Sonoma Clean Power, a public agency that purchases and supplies electricity to most Sonoma County homes and businesses, said it would follow suit and offer agricultural rates to marijuana growers in the region. It expects to expand services to Mendocino County in June.
PG&E’s move is a small but noteworthy sign of marijuana’s normalization, said Hezekiah Allen, executive director of the California Growers Association, a trade group that represents cannabis farmers. It comes as cities, counties and state agencies craft new rules to regulate an industry that once operated in the shadows of the law.
“It’s another one of those reminders that we are making progress,” he said.
Marijuana farmers long have pushed for recognition as agricultural producers, so it just makes sense for them to be eligible for PG&E’s agricultural energy programs, Allen said.
To be eligible for agricultural energy rates, marijuana farmers must have marijuana growing permits issued by their local jurisdictions. At least 70 percent of their energy consumption must be for direct agriculture uses, like growing crops and pumping water for irrigation, according to PG&E. It must be for cultivation, not the processing of pot into other types of products, officials said. It does not apply to people growing six plants for personal use inside a private home, officials said.
PG&E spokeswoman Andrea Menniti said there is no set discount rate for agriculture. The rates will vary, business by business, she said.
The savings could be significant, Allen said — as much as 40 percent to 60 percent off a grower’s electrical bills.
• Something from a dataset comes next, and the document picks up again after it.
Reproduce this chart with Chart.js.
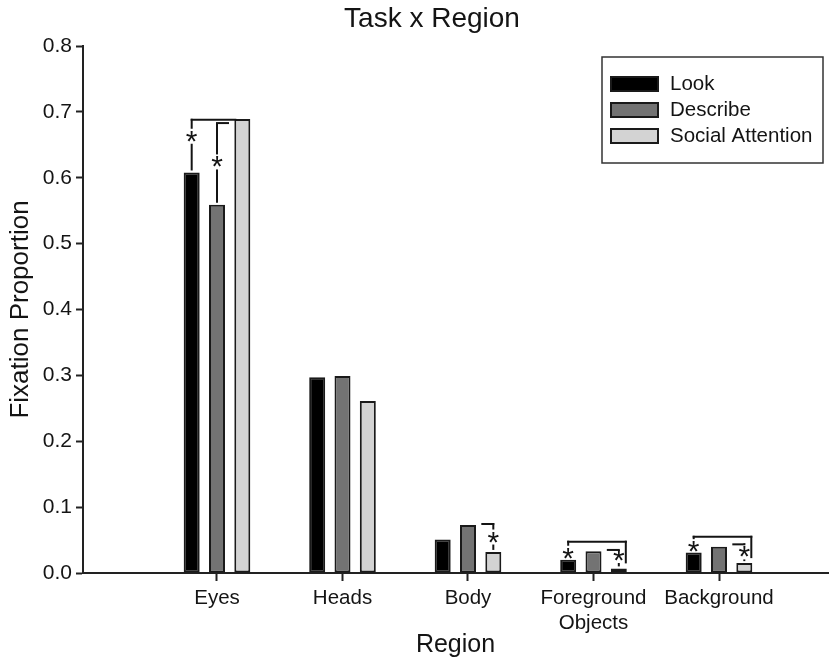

The savings reaped by agricultural users will not affect rates charged to other PG&E customers, Menniti said.
PG&E made the decision after meeting with representatives of the emerging legal cannabis industry and learning about their needs, Affonsa said.
“Now that cannabis is in California’s future, our next step is to work with these new agricultural customers and make this industry as energy efficient as possible,” she said.
The electricity discounts will apply both to indoor and outdoor growers, although that could change. Allen said there was some discussion at this week’s Public Utility Commission meeting of charging higher rates to indoor growers, who require grow lights and use significantly more energy than those who cultivate under sunlight.
In 2015, some 200 people in Portland lost power because two nearby indoor marijuana operations overloaded the circuits. It was one of seven such outages suffered by Pacific Power between July and November of that year, the Oregonian reported.
Indoor versus outdoor cultivation is one of the most divisive arguments among cannabis cultivators, Allen said.
Outdoor growers contend their way is healthier and ecologically superior to indoor growing, while indoor growers accuse the outdoor cultivators of using too much water and creating environmental problems with their runoff, he said.
This week marked “the beginning of a conversation” about energy efficiency among cannabis farmers, Allen said.